A motor is operatively connected to the rotatable arm for rotating arm and a controller is operatively connected to the generator. The controller actuates the motor in response to a command from the generator. The controller includes first and second switches movable between off positions and on positions. The positions of the switches control actuate the motor. A cam disk is disposed between the rotatable arm and the first and second switches. The cam disk includes a first camming surface engageable with the first switch for actuating the first switch and a second camming surface engageable with the second switch for actuating the second switch.
In accordance with a still further aspect of the present invention, a transfer switch is provided for transferring the supply of electrical power to a load between a utility source and a generator that generates electrical power when started. The load is interconnected to the utility source through a first circuit breaker and to the generator through a second circuit breaker. Each circuit breaker is movable between an on position and an off position. The transfer switch includes a first arm movable between a first position and a second position wherein the first arm is engageable with the first circuit breaker for moving the first circuit breaker from the off position to the on position. A second arm is movable between a first position and a second position engageable with the second circuit breaker for moving the second circuit breaker from the off position to the on position. A rotatable arm selectively engages one of the first and second arms to move the one of the first and second arms to the second position. A motor is operatively connected to rotatable arm for rotating the arm.

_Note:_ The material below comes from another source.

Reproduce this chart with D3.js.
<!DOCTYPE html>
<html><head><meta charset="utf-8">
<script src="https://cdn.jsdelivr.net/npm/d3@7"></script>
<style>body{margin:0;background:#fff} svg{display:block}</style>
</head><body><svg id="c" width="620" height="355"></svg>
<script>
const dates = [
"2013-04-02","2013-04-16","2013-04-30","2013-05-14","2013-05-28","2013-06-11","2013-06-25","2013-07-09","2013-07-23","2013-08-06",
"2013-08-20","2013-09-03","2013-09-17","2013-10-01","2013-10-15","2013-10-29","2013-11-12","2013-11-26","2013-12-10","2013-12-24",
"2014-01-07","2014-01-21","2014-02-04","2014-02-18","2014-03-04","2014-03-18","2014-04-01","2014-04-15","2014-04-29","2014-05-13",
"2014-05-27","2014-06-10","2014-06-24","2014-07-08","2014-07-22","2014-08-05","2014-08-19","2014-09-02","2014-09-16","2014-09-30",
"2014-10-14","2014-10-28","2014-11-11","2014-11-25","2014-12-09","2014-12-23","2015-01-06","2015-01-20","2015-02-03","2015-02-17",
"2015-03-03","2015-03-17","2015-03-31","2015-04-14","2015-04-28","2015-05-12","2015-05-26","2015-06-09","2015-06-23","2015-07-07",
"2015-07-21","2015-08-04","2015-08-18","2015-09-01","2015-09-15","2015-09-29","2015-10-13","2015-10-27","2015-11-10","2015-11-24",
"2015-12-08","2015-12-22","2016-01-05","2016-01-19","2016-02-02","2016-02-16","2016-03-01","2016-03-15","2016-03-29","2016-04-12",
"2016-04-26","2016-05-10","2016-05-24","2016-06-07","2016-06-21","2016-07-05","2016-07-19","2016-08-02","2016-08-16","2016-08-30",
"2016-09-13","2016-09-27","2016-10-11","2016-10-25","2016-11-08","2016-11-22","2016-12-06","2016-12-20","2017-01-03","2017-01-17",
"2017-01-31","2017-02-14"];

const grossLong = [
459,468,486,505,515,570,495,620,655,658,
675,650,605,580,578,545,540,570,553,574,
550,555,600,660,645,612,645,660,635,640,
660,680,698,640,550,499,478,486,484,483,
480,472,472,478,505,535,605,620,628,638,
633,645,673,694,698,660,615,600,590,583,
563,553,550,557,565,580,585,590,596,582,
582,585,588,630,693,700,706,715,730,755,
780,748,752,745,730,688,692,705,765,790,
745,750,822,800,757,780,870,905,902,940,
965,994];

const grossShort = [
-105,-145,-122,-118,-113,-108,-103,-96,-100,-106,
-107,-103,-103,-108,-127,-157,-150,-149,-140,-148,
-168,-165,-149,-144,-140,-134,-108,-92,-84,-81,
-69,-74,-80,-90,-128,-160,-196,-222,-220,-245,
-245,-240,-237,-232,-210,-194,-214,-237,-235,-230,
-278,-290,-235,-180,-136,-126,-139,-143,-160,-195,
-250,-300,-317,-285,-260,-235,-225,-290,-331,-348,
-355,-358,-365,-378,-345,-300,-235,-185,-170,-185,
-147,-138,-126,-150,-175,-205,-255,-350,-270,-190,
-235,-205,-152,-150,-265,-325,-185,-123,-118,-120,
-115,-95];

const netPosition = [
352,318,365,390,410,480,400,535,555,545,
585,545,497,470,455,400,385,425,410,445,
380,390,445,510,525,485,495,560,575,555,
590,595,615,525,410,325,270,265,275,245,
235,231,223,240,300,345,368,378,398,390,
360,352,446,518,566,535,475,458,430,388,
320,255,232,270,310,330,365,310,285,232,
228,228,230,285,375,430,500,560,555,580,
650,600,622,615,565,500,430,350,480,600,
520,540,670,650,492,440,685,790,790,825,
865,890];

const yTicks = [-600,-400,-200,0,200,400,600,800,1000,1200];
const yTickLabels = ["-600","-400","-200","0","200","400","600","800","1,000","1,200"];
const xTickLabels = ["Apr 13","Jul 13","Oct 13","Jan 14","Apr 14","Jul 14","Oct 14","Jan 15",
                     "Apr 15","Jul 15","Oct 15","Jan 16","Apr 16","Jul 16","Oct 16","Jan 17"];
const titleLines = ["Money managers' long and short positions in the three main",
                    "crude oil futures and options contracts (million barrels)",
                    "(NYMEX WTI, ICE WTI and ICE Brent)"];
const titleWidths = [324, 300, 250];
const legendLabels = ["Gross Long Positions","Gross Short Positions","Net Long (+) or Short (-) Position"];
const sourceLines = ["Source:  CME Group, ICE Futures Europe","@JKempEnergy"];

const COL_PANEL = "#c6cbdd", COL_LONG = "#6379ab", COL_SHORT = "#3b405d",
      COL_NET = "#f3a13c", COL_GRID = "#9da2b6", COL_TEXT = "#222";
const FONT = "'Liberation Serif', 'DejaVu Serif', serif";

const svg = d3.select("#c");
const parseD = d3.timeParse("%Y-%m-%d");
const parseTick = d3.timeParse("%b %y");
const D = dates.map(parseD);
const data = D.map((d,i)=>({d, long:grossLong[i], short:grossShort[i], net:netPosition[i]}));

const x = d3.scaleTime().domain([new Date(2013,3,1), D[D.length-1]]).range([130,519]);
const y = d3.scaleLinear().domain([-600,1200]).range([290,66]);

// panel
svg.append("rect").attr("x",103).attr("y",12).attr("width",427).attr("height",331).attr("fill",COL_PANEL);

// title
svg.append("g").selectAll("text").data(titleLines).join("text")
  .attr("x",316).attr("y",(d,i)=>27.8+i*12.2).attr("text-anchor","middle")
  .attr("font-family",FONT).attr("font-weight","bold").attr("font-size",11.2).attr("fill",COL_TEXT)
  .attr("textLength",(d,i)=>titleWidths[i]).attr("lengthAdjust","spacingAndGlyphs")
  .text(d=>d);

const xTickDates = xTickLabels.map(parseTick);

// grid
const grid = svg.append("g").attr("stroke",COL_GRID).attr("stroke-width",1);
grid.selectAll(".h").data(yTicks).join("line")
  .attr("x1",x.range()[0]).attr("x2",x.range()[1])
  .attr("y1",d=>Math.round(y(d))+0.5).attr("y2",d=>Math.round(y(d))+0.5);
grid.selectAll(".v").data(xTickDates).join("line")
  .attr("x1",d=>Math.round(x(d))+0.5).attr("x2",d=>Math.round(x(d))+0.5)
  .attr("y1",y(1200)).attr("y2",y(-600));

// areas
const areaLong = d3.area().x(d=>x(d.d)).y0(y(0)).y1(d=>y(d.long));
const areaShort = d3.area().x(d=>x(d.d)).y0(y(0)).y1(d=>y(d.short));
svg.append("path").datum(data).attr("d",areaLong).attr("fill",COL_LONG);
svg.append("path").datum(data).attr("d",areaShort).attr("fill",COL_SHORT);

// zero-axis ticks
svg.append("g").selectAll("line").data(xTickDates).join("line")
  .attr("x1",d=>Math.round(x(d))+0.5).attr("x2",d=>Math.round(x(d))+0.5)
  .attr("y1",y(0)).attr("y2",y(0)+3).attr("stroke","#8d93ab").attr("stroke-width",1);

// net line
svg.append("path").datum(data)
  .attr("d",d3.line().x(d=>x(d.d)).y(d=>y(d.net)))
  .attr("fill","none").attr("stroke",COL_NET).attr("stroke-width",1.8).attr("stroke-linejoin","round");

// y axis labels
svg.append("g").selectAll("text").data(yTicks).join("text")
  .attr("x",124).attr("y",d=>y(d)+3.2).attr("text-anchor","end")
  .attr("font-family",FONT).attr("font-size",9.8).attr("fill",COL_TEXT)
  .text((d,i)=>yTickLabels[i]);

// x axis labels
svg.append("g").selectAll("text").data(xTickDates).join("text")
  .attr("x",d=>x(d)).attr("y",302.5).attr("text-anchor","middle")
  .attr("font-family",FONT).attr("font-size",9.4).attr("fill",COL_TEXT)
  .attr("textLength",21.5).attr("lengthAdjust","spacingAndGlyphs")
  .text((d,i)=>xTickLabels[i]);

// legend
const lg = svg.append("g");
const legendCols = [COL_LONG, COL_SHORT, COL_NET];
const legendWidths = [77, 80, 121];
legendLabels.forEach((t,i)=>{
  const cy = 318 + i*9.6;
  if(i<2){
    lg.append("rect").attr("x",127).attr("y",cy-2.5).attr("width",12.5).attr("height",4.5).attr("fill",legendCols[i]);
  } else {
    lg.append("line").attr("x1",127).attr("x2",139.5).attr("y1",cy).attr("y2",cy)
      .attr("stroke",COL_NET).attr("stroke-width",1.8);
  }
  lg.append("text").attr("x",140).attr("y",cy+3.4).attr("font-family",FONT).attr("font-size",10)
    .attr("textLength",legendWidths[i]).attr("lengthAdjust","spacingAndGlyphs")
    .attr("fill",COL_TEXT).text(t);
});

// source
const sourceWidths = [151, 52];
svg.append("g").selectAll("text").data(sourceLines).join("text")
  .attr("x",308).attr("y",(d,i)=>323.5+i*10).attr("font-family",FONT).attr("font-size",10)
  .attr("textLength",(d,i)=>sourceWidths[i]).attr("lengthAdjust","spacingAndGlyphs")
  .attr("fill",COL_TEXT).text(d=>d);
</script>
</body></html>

A motor control is operatively connected to the motor for actuating the motor and an actuation element is operatively connected to the rotatable arm. The actuation element communicates with the motor control for controlling actuation of the motor.

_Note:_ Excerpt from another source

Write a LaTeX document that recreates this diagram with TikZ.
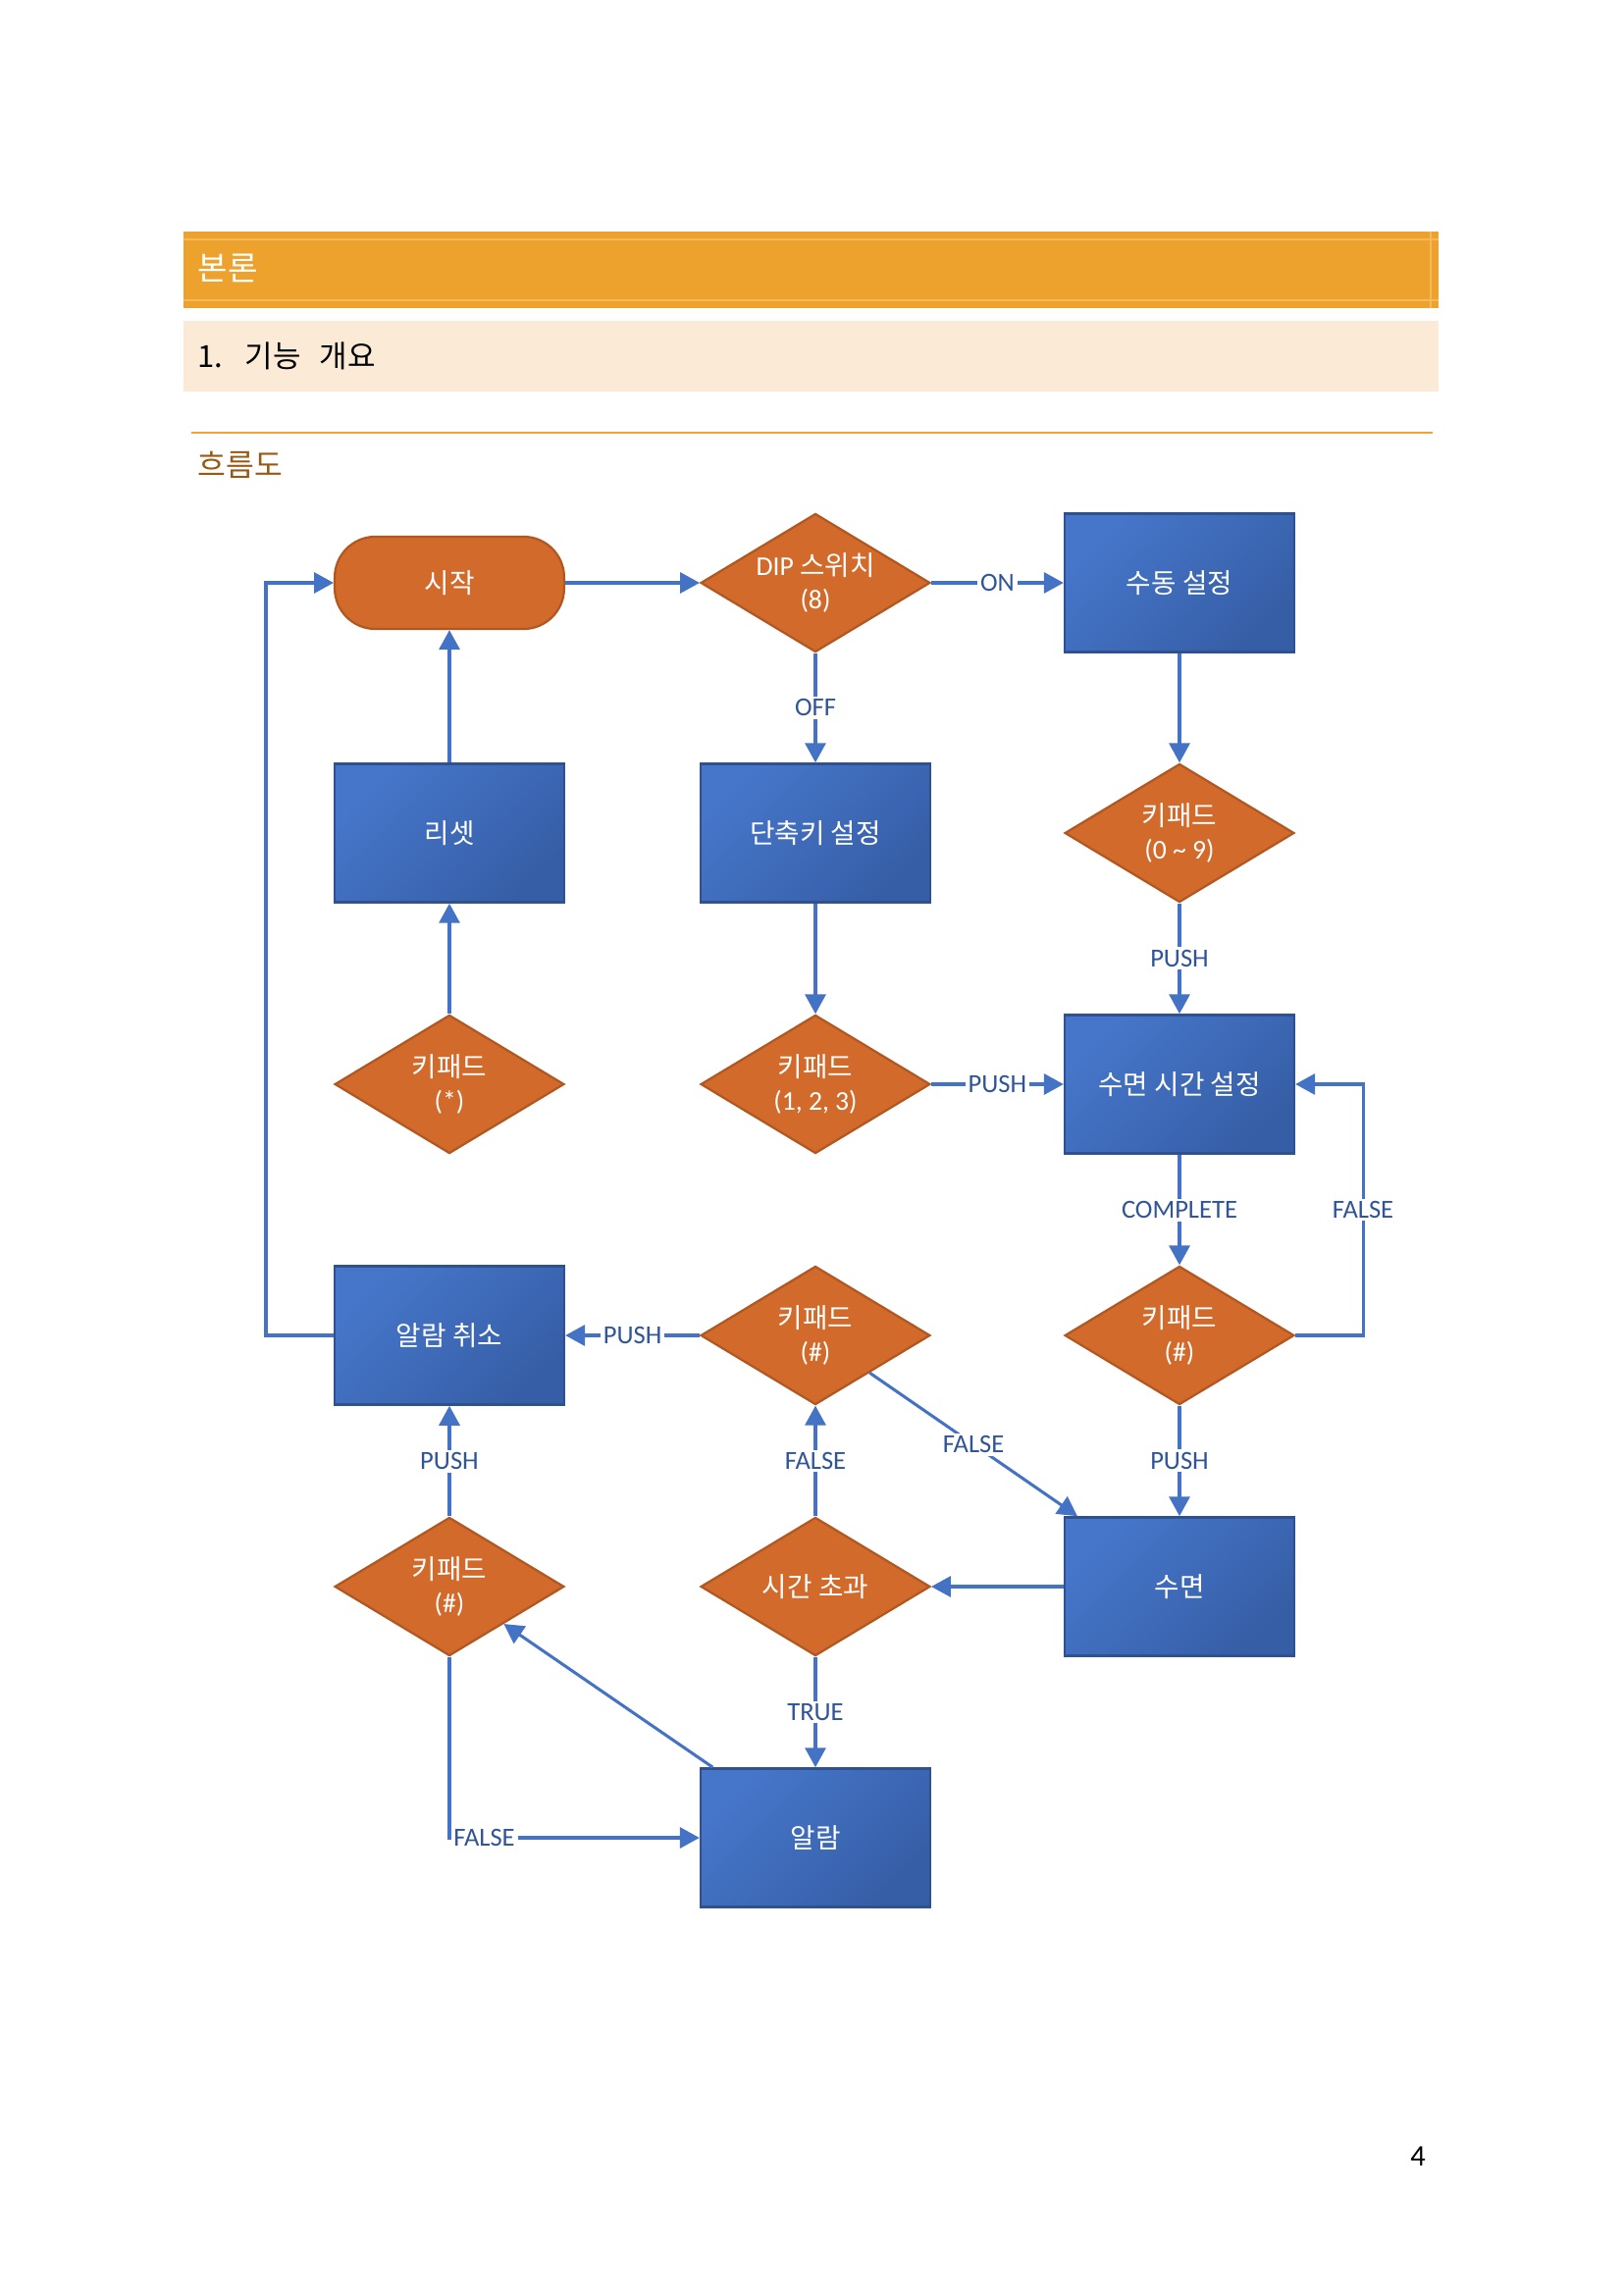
\documentclass[tikz,border=0pt]{standalone}
\usepackage{fontspec}
\setmainfont{Carlito}
\newfontfamily\kr{Noto Sans CJK KR}
\newcommand\ko[1]{{\kr #1}}
\usetikzlibrary{shapes.geometric, arrows.meta, backgrounds, calc}

\definecolor{hdrOrange}{RGB}{238,162,46}
\definecolor{hdrLight}{RGB}{246,184,88}
\definecolor{beige}{RGB}{251,234,214}
\definecolor{ruleOrange}{RGB}{240,165,50}
\definecolor{brownTxt}{RGB}{150,90,22}
\definecolor{decFill}{RGB}{209,106,42}
\definecolor{decLine}{RGB}{177,88,34}
\definecolor{boxTop}{RGB}{70,118,202}
\definecolor{boxBot}{RGB}{54,94,166}
\definecolor{boxLine}{RGB}{47,82,143}
\definecolor{wire}{RGB}{68,114,196}
\definecolor{lblBlue}{RGB}{47,85,151}

\begin{document}
\begin{tikzpicture}[x=0.36135pt, y=-0.36135pt,
  nodefont/.style={font=\fontsize{10}{12.6}\selectfont},
  procbox/.style={rectangle, draw=boxLine, line width=0.9pt,
    top color=boxTop, bottom color=boxBot, shading angle=45,
    minimum width=84.5pt, minimum height=51pt, inner sep=0pt,
    text=white, align=center, nodefont},
  decision/.style={diamond, shape aspect=1.66, fill=decFill, draw=decLine,
    line width=0.8pt, minimum width=84.5pt, minimum height=51pt,
    inner sep=0pt, text=white, align=center, nodefont},
  terminal/.style={rectangle, rounded corners=15pt, fill=decFill,
    draw=decLine, line width=0.8pt, minimum width=84.5pt,
    minimum height=34pt, inner sep=0pt, text=white, nodefont},
  arr/.style={draw=wire, line width=1.1pt,
    -{Triangle[length=7.2pt,width=7.6pt]}},
  lbl/.style={fill=white, text=lblBlue, inner sep=1pt,
    font=\fontsize{9.6}{11}\selectfont},
]
% page
\fill[white] (0,0) rectangle (1654,2339);
\useasboundingbox (0,0) rectangle (1654,2339);

% section heading bars
\fill[hdrOrange] (187,236) rectangle (1466,314);
\draw[hdrLight, line width=0.7pt] (187,244) -- (1466,244);
\draw[hdrLight, line width=0.7pt] (187,306) -- (1466,306);
\draw[hdrLight, line width=0.5pt] (1458,236) -- (1458,314);
\node[anchor=west, text=white, inner sep=0pt,
  font=\kr\fontsize{12}{14}\selectfont] (sec) at (201,273) {본론};
\fill[beige] (187,327) rectangle (1466,399);
\node[anchor=west, text=black, inner sep=0pt,
  font=\kr\fontsize{11.2}{13}\selectfont] (sub) at (201,363)
  {1.\hspace{8pt}기능\hspace{7pt}개요};
\draw[ruleOrange, line width=0.8pt] (195,441) -- (1460,441);
\node[anchor=west, text=brownTxt, inner sep=0pt,
  font=\kr\fontsize{11.3}{13}\selectfont] (flow) at (201,474) {흐름도};
\node[font=\fontsize{11}{13}\selectfont] (pg) at (1445,2198) {4};

% flowchart nodes
\node[terminal] (start) at (458,594) {\ko{시작}};
\node[decision] (dip) at (831,594) {DIP \ko{스위치}\\(8)};
\node[procbox] (manual) at (1202,594) {\ko{수동 설정}};
\node[procbox] (reset) at (458,849) {\ko{리셋}};
\node[procbox] (hotkey) at (831,849) {\ko{단축키 설정}};
\node[decision] (kp09) at (1202,849) {\ko{키패드}\\(0 \textasciitilde\ 9)};
\node[decision] (kpstar) at (458,1105) {\ko{키패드}\\(*)};
\node[decision] (kp123) at (831,1105) {\ko{키패드}\\(1, 2, 3)};
\node[procbox] (sleepset) at (1202,1105) {\ko{수면 시간 설정}};
\node[procbox] (cancel) at (458,1361) {\ko{알람 취소}};
\node[decision] (kpB) at (831,1361) {\ko{키패드}\\(\#)};
\node[decision] (kpC) at (1202,1361) {\ko{키패드}\\(\#)};
\node[decision] (kpA) at (458,1617) {\ko{키패드}\\(\#)};
\node[decision] (timeout) at (831,1617) {\ko{시간 초과}};
\node[procbox] (sleep) at (1202,1617) {\ko{수면}};
\node[procbox] (alarm) at (831,1873) {\ko{알람}};

% soft shadows
\begin{scope}[on background layer]
  \foreach \n in {manual,reset,hotkey,sleepset,cancel,sleep,alarm}{
    \foreach \d in {1,...,5}{
      \fill[wire, opacity=0.05]
        ($(\n.south west)+(-0.3*\d pt,-0.9*\d pt)$) rectangle
        ($(\n.north east)+(0.3*\d pt,-6pt)$);
    }
  }
  \foreach \n in {dip,kp09,kpstar,kp123,kpB,kpC,kpA,timeout}{
    \foreach \d in {1,...,5}{
      \fill[decFill, opacity=0.05]
        ($(\n.north)+(0,-1pt)$) -- ($(\n.east)+(0.5*\d pt,-0.6*\d pt)$) --
        ($(\n.south)+(0,-1*\d pt)$) -- ($(\n.west)+(-0.5*\d pt,-0.6*\d pt)$) -- cycle;
    }
  }
  \foreach \d in {1,...,5}{
    \fill[decFill, opacity=0.05, rounded corners=15pt]
      ($(start.south west)+(-0.3*\d pt,-0.8*\d pt)$) rectangle
      ($(start.north east)+(0.3*\d pt,-6pt)$);
  }
\end{scope}

% loop guides
\coordinate (lx) at (271,594);
\coordinate (rx) at (1389,1232);

% connectors
\draw[arr] (start) -- (dip);
\draw[arr] (dip) -- node[lbl]{ON} (manual);
\draw[arr] (dip) -- node[lbl]{OFF} (hotkey);
\draw[arr] (manual) -- (kp09);
\draw[arr] (kp09) -- node[lbl]{PUSH} (sleepset);
\draw[arr] (hotkey) -- (kp123);
\draw[arr] (kp123) -- node[lbl]{PUSH} (sleepset);
\draw[arr] (kpstar) -- (reset);
\draw[arr] (reset) -- (start);
\draw[arr] (sleepset) -- node[lbl]{COMPLETE} (kpC);
\draw[arr] (kpC.east) -- (kpC.east -| rx) -- node[lbl]{FALSE}
  (sleepset.east -| rx) -- (sleepset.east);
\draw[arr] (kpC) -- node[lbl]{PUSH} (sleep);
\draw[arr] (sleep) -- (timeout);
\draw[arr] (timeout) -- node[lbl]{FALSE} (kpB);
\draw[arr] (timeout) -- node[lbl]{TRUE} (alarm);
\draw[arr] (kpB) -- node[lbl]{PUSH} (cancel);
\draw[arr] (kpB) -- node[lbl]{FALSE} (sleep);
\draw[arr] (kpA) -- node[lbl]{PUSH} (cancel);
\draw[arr] (cancel.west) -- (cancel.west -| lx) -- (lx) -- (start.west);
\draw[arr] (alarm) -- (kpA);
\draw[arr] (kpA.south) |- node[lbl, pos=0.5, anchor=west]{FALSE} (alarm.west);
\end{tikzpicture}
\end{document}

A bar extends between the first and second circuit breakers. The bar moves the second circuit breaker to the off position when the first circuit breaker moves to the on position and moves the first circuit breaker to the off position when the second circuit breaker moves to the on position. The rotating arm is axially movable between a retracted position and an extended position. A biasing structure urges the rotating arm towards the extended position. The rotating arm also includes a terminal end and a bearing rotatably mounted to the terminal end of the rotating arm. The bearing is engageable with the first and second arms. First and second switches are operatively connected to the motor control and are movable between off positions and on positions. The positions of the switches control actuation of the motor. The actuation element includes at least one camming surface engageable with at least one switch for moving the at least one switch between the off position and the on position.